Da quel momento in poi la storia di Alan subirà la vertigine della globalizzazione, la sua immagine di naufrago diventerà un’icona dei migranti e il suo corpo senza vita acquisirà il ruolo di slogan politico, di provocazione umanitaria, di manifesto adatto ai popoli deboli. Dal piano strettamente tecnico, come lascia intendere Colombo, il discorso scivola sul piano etico. E su questo aspetto Imago pietatis incrocia una questione su cui le epoche passate si sono interrogate senza mai trovare una soluzione definitiva: fino a che punto le immagini uscite dall’obiettivo di Nulufer Damir – ma la domanda andrebbe posta anche sulle innumerevoli crocifissioni o deposizioni tramandate dall’iconografia medioevale e rinascimentale – si attengono alla sola esigenza testimoniale e da dove in poi invece non comincino a incamminarsi verso quella assurda abitudine che è l’esibizione gratuita del dolore.

Fotografare può essere un esercizio ambiguo: nasconde invece di svelare, mistifica anziché semplificare, riproduce il paradosso per cui narrare la morte di Alan può addiruttura restituire qualcosa di lui alla vita, sia pure una vita che non ha più parentela con quella precedente eppure perdura nel tempo. Da qui il valore epico-storico dello scatto fotografico, che apparentemente sembra denudare il cadavere del bimbo di quel sudario che si stende sui morti, sottrarlo a quel velo di discrezione da cui sarebbe più corretto fosse avvolto e darlo in pasto agli occhi avidi dei social con una rapidità che quasi spaventa.

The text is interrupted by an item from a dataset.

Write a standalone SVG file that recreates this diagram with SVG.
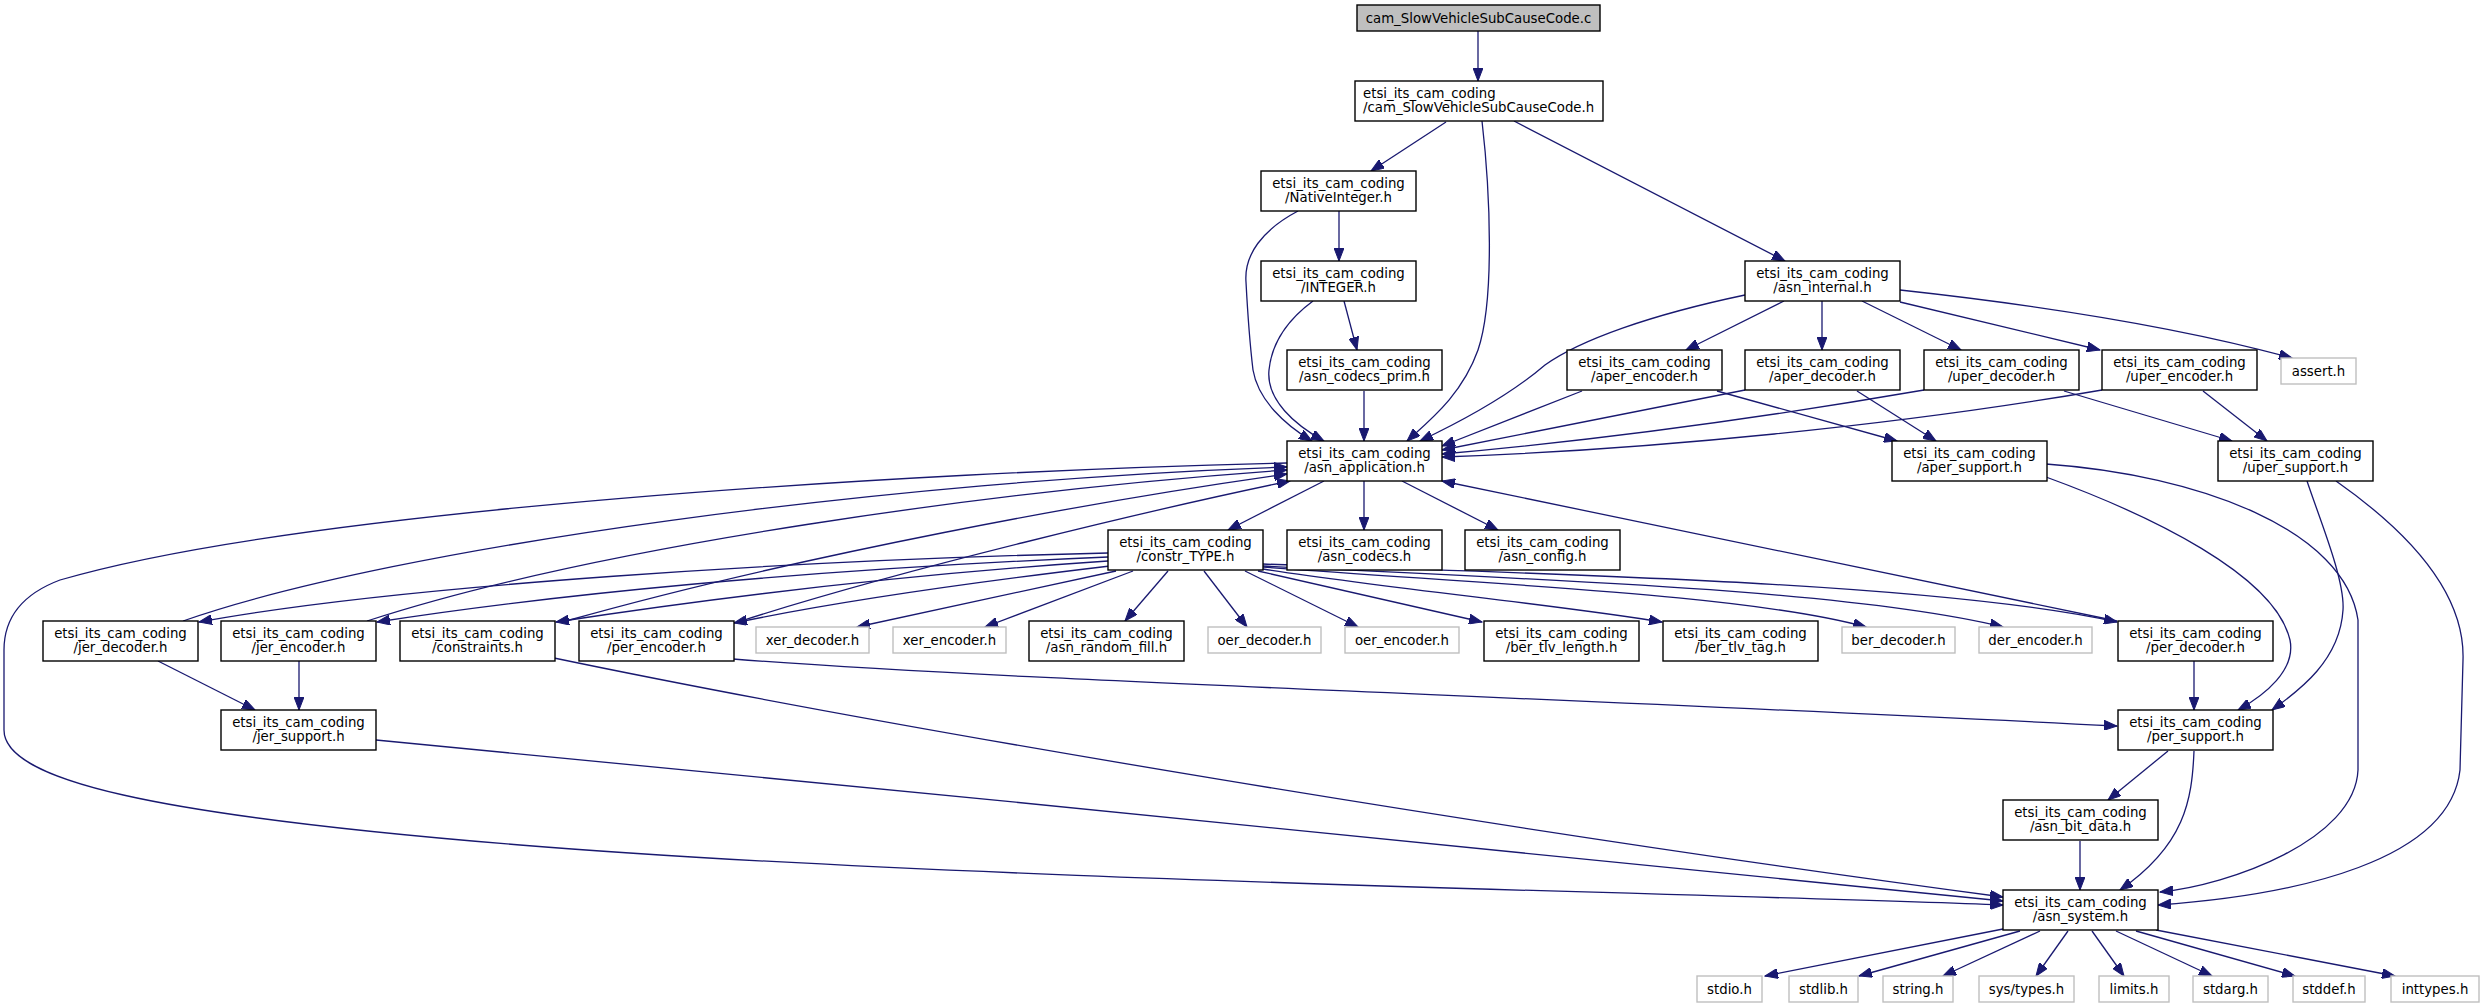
<svg xmlns="http://www.w3.org/2000/svg" width="2485" height="1005" viewBox="0 0 2485 1005">
<style>
rect{fill:#fff;stroke:#000;stroke-width:1.4}
.root rect{fill:#bfbfbf;stroke:#000}
.ext rect{stroke:#bfbfbf}
text{font-family:"DejaVu Sans",sans-serif;font-size:13.3px;fill:#000;text-anchor:middle}
text.l{text-anchor:start}
#edges path{fill:none;stroke:#191970;stroke-width:1.3}
</style>
<defs>
<marker id="a" markerUnits="userSpaceOnUse" markerWidth="14" markerHeight="10" refX="13" refY="5" orient="auto"><path d="M0,0 L13,5 L0,10 z" fill="#191970" stroke="#191970"/></marker>
</defs>
<rect width="2485" height="1005" style="fill:#fff;stroke:none"/>
<g id="edges" marker-end="url(#a)">
<path d="M1478,31 L1478,81"/>
<path d="M1446,122 L1371,171"/>
<path d="M1482,121 C1490,190 1495,300 1478,350 C1462,395 1430,420 1407,441"/>
<path d="M1514,121 L1785,261"/>
<path d="M1339,211 L1339,261"/>
<path d="M1298,211 C1262,230 1244,255 1246,282 C1248,320 1250,345 1253,370 C1258,400 1285,425 1312,441"/>
<path d="M1344,301 L1357,350"/>
<path d="M1313,301 C1290,318 1272,340 1269,370 C1266,400 1295,425 1324,441"/>
<path d="M1364,391 L1364,441"/>
<path d="M1745,295 C1650,315 1580,340 1545,365 C1510,395 1460,422 1420,441"/>
<path d="M1784,301 L1686,350"/>
<path d="M1822,301 L1822,350"/>
<path d="M1862,301 L1961,350"/>
<path d="M1900,302 L2100,350"/>
<path d="M1900,290 C2010,302 2160,322 2292,358"/>
<path d="M1582,391 L1442,446"/>
<path d="M1717,391 L1897,441"/>
<path d="M1745,390 L1442,450"/>
<path d="M1857,391 L1936,441"/>
<path d="M1924,390 C1750,420 1600,440 1442,454"/>
<path d="M2064,391 L2232,441"/>
<path d="M2102,390 C1900,425 1650,450 1442,457"/>
<path d="M2203,391 L2267,441"/>
<path d="M1324,481 L1228,530"/>
<path d="M1364,481 L1364,530"/>
<path d="M1402,481 L1498,530"/>
<path d="M1287,463 C900,472 300,510 60,580 C20,595 4,620 4,650 L4,730 C4,780 150,815 520,845 C950,880 1700,893 2003,905"/>
<path d="M183,621 C400,545 900,480 1287,467"/>
<path d="M367,621 C600,545 1000,490 1287,470"/>
<path d="M566,621 C800,555 1100,500 1287,474"/>
<path d="M741,621 C900,570 1150,510 1290,481"/>
<path d="M1108,553 C800,560 400,585 199,622"/>
<path d="M1108,557 C800,570 550,595 377,622"/>
<path d="M1108,561 C900,575 700,600 556,622"/>
<path d="M1110,566 C950,585 820,605 734,623"/>
<path d="M1116,571 L857,627"/>
<path d="M1133,571 L985,627"/>
<path d="M1168,571 L1125,621"/>
<path d="M1204,571 L1247,627"/>
<path d="M1245,571 L1358,627"/>
<path d="M1258,571 L1482,622"/>
<path d="M1263,569 C1400,590 1560,605 1662,622"/>
<path d="M1263,567 C1500,585 1750,595 1866,627"/>
<path d="M1263,566 C1550,580 1850,590 2003,627"/>
<path d="M1263,564 C1600,575 1950,585 2117,622"/>
<path d="M2117,621 L1442,481"/>
<path d="M2194,661 L2194,710"/>
<path d="M2046,477 C2150,515 2275,575 2290,640 C2296,670 2265,695 2238,710"/>
<path d="M2046,464 C2200,475 2345,530 2358,620 L2358,770 C2355,840 2230,885 2160,892"/>
<path d="M2307,481 C2320,520 2345,580 2343,610 C2340,660 2300,690 2272,710"/>
<path d="M2336,481 C2420,540 2465,600 2463,660 L2460,770 C2450,860 2300,895 2158,905"/>
<path d="M2168,751 L2108,800"/>
<path d="M2194,751 C2192,800 2185,845 2120,890"/>
<path d="M2080,841 L2080,890"/>
<path d="M733,659 C1000,680 1500,695 2117,726"/>
<path d="M554,658 C900,730 1500,830 2003,897"/>
<path d="M376,740 C900,790 1600,860 2003,901"/>
<path d="M158,661 L255,710"/>
<path d="M299,661 L299,710"/>
<path d="M2003,929 L1765,976"/>
<path d="M2020,931 L1859,976"/>
<path d="M2040,931 L1943,976"/>
<path d="M2068,931 L2036,976"/>
<path d="M2092,931 L2124,976"/>
<path d="M2116,931 L2212,976"/>
<path d="M2136,931 L2295,976"/>
<path d="M2156,930 L2395,976"/>
</g>
<g id="n0" class="root"><rect x="1357" y="5" width="243" height="26"/><text x="1478.5" y="22.5">cam_SlowVehicleSubCauseCode.c</text></g>
<g id="n1"><rect x="1355" y="81" width="248" height="40"/><text class="l" x="1363" y="97.5">etsi_its_cam_coding</text><text class="l" x="1363" y="112">/cam_SlowVehicleSubCauseCode.h</text></g>
<g id="n2"><rect x="1261" y="171" width="155" height="40"/><text x="1338.5" y="187.5">etsi_its_cam_coding</text><text x="1338.5" y="202">/NativeInteger.h</text></g>
<g id="n3"><rect x="1261" y="261" width="155" height="40"/><text x="1338.5" y="277.5">etsi_its_cam_coding</text><text x="1338.5" y="292">/INTEGER.h</text></g>
<g id="n4"><rect x="1287" y="350" width="155" height="40"/><text x="1364.5" y="366.5">etsi_its_cam_coding</text><text x="1364.5" y="381">/asn_codecs_prim.h</text></g>
<g id="n5"><rect x="1287" y="441" width="155" height="40"/><text x="1364.5" y="457.5">etsi_its_cam_coding</text><text x="1364.5" y="472">/asn_application.h</text></g>
<g id="n6"><rect x="1745" y="261" width="155" height="40"/><text x="1822.5" y="277.5">etsi_its_cam_coding</text><text x="1822.5" y="292">/asn_internal.h</text></g>
<g id="n7"><rect x="1567" y="350" width="155" height="40"/><text x="1644.5" y="366.5">etsi_its_cam_coding</text><text x="1644.5" y="381">/aper_encoder.h</text></g>
<g id="n8"><rect x="1745" y="350" width="155" height="40"/><text x="1822.5" y="366.5">etsi_its_cam_coding</text><text x="1822.5" y="381">/aper_decoder.h</text></g>
<g id="n9"><rect x="1924" y="350" width="155" height="40"/><text x="2001.5" y="366.5">etsi_its_cam_coding</text><text x="2001.5" y="381">/uper_decoder.h</text></g>
<g id="n10"><rect x="2102" y="350" width="155" height="40"/><text x="2179.5" y="366.5">etsi_its_cam_coding</text><text x="2179.5" y="381">/uper_encoder.h</text></g>
<g id="n11" class="ext"><rect x="2281" y="358" width="75" height="26"/><text x="2318.5" y="375.5">assert.h</text></g>
<g id="n12"><rect x="1892" y="441" width="155" height="40"/><text x="1969.5" y="457.5">etsi_its_cam_coding</text><text x="1969.5" y="472">/aper_support.h</text></g>
<g id="n13"><rect x="2218" y="441" width="155" height="40"/><text x="2295.5" y="457.5">etsi_its_cam_coding</text><text x="2295.5" y="472">/uper_support.h</text></g>
<g id="n14"><rect x="1108" y="530" width="155" height="40"/><text x="1185.5" y="546.5">etsi_its_cam_coding</text><text x="1185.5" y="561">/constr_TYPE.h</text></g>
<g id="n15"><rect x="1287" y="530" width="155" height="40"/><text x="1364.5" y="546.5">etsi_its_cam_coding</text><text x="1364.5" y="561">/asn_codecs.h</text></g>
<g id="n16"><rect x="1465" y="530" width="155" height="40"/><text x="1542.5" y="546.5">etsi_its_cam_coding</text><text x="1542.5" y="561">/asn_config.h</text></g>
<g id="n17"><rect x="43" y="621" width="155" height="40"/><text x="120.5" y="637.5">etsi_its_cam_coding</text><text x="120.5" y="652">/jer_decoder.h</text></g>
<g id="n18"><rect x="221" y="621" width="155" height="40"/><text x="298.5" y="637.5">etsi_its_cam_coding</text><text x="298.5" y="652">/jer_encoder.h</text></g>
<g id="n19"><rect x="400" y="621" width="155" height="40"/><text x="477.5" y="637.5">etsi_its_cam_coding</text><text x="477.5" y="652">/constraints.h</text></g>
<g id="n20"><rect x="579" y="621" width="155" height="40"/><text x="656.5" y="637.5">etsi_its_cam_coding</text><text x="656.5" y="652">/per_encoder.h</text></g>
<g id="n21" class="ext"><rect x="756" y="627" width="113" height="26"/><text x="812.5" y="644.5">xer_decoder.h</text></g>
<g id="n22" class="ext"><rect x="893" y="627" width="113" height="26"/><text x="949.5" y="644.5">xer_encoder.h</text></g>
<g id="n23"><rect x="1029" y="621" width="155" height="40"/><text x="1106.5" y="637.5">etsi_its_cam_coding</text><text x="1106.5" y="652">/asn_random_fill.h</text></g>
<g id="n24" class="ext"><rect x="1208" y="627" width="113" height="26"/><text x="1264.5" y="644.5">oer_decoder.h</text></g>
<g id="n25" class="ext"><rect x="1345" y="627" width="114" height="26"/><text x="1402" y="644.5">oer_encoder.h</text></g>
<g id="n26"><rect x="1484" y="621" width="155" height="40"/><text x="1561.5" y="637.5">etsi_its_cam_coding</text><text x="1561.5" y="652">/ber_tlv_length.h</text></g>
<g id="n27"><rect x="1663" y="621" width="155" height="40"/><text x="1740.5" y="637.5">etsi_its_cam_coding</text><text x="1740.5" y="652">/ber_tlv_tag.h</text></g>
<g id="n28" class="ext"><rect x="1842" y="627" width="113" height="26"/><text x="1898.5" y="644.5">ber_decoder.h</text></g>
<g id="n29" class="ext"><rect x="1979" y="627" width="113" height="26"/><text x="2035.5" y="644.5">der_encoder.h</text></g>
<g id="n30"><rect x="2118" y="621" width="155" height="40"/><text x="2195.5" y="637.5">etsi_its_cam_coding</text><text x="2195.5" y="652">/per_decoder.h</text></g>
<g id="n31"><rect x="221" y="710" width="155" height="40"/><text x="298.5" y="726.5">etsi_its_cam_coding</text><text x="298.5" y="741">/jer_support.h</text></g>
<g id="n32"><rect x="2118" y="710" width="155" height="40"/><text x="2195.5" y="726.5">etsi_its_cam_coding</text><text x="2195.5" y="741">/per_support.h</text></g>
<g id="n33"><rect x="2003" y="800" width="155" height="40"/><text x="2080.5" y="816.5">etsi_its_cam_coding</text><text x="2080.5" y="831">/asn_bit_data.h</text></g>
<g id="n34"><rect x="2003" y="890" width="155" height="40"/><text x="2080.5" y="906.5">etsi_its_cam_coding</text><text x="2080.5" y="921">/asn_system.h</text></g>
<g id="n35" class="ext"><rect x="1697" y="976" width="65" height="26"/><text x="1729.5" y="993.5">stdio.h</text></g>
<g id="n36" class="ext"><rect x="1789" y="976" width="69" height="26"/><text x="1823.5" y="993.5">stdlib.h</text></g>
<g id="n37" class="ext"><rect x="1883" y="976" width="70" height="26"/><text x="1918" y="993.5">string.h</text></g>
<g id="n38" class="ext"><rect x="1979" y="976" width="95" height="26"/><text x="2026.5" y="993.5">sys/types.h</text></g>
<g id="n39" class="ext"><rect x="2099" y="976" width="70" height="26"/><text x="2134" y="993.5">limits.h</text></g>
<g id="n40" class="ext"><rect x="2193" y="976" width="75" height="26"/><text x="2230.5" y="993.5">stdarg.h</text></g>
<g id="n41" class="ext"><rect x="2293" y="976" width="72" height="26"/><text x="2329" y="993.5">stddef.h</text></g>
<g id="n42" class="ext"><rect x="2391" y="976" width="88" height="26"/><text x="2435" y="993.5">inttypes.h</text></g>
</svg>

Intorno a questo dato si gioca la credibilità e la liceità di qualsiasi mass media e in presenza di quelle comunità provvisorie, che si formano e si sfaldano nel breve volgere di un giorno, ognuno di noi è chiamato a interrogarsi sui motivi che spingono a rappresentare la pietà, con o senza l’aggiunta di sacralizzazione.

Di fronte a un’immagine che richiama inequivocabilmente la presenza del male, in effetti, ci si trova a un bivio: restare in silenzio (e immedesimarsi con chi ne è stato colpito, astenersi da qualsiasi atteggiamento che possa risultare irrespettoso) o ampliarne la fruizione, magari per prolungare la soglia di attenzione negli altri e trasformare in esperienza collettiva qualcosa che nasce nella sfera individuale. Il più delle volte scegliamo la seconda soluzione, se non altro perché raccontare un evento che terrorizza è un’azione che aiuta a liberarci dalla paura, riducendo di molto la difficoltà con cui sostenere ciò che di fatto è insostenibile.

Da sempre l’uomo racconta le tragedie adeguandosi a questo principio perfettamente connaturato in lui: l’aveva intuito Manzoni nel costruire la tragedia dell’Adelchi come una macchina di pietà e terrore. Manzoni analizzava questi fenomeni in chiave morale, a lui interessavano non tanto i processi di spettacolarizzazione, quanto i moti invisibili che accadono dentro il guazzabuglio del cuore (è suo il termine, in sostituzione del pascaliano abisso), in presenza di qualcuno che riceve il male anziché farlo. E ci sarebbe da chiederci come avrebbe reagito di fronte alle infinite moltiplicazioni di narrazioni traumatiche, messe oggi in atto tramite gli strumenti mediatici. Molto probabilmente avrebbe preferito chiudersi in un tragico corpo a corpo con Dio e lasciare che la mano getti la penna, come fa nel Natale del 1833.

Nel tempo in cui ci tocca vivere, invece, non tutto riesce a restare nel sottosuolo dell’inespresso e alla fine della grande recita che è ogni giornata ciascuno si porta nel letto i suoi errori, che non sono nulla dirimpetto alle tragedie vere, le storie di chi soffre o ha sofferto, quelle che non smetteremo mai di narrare.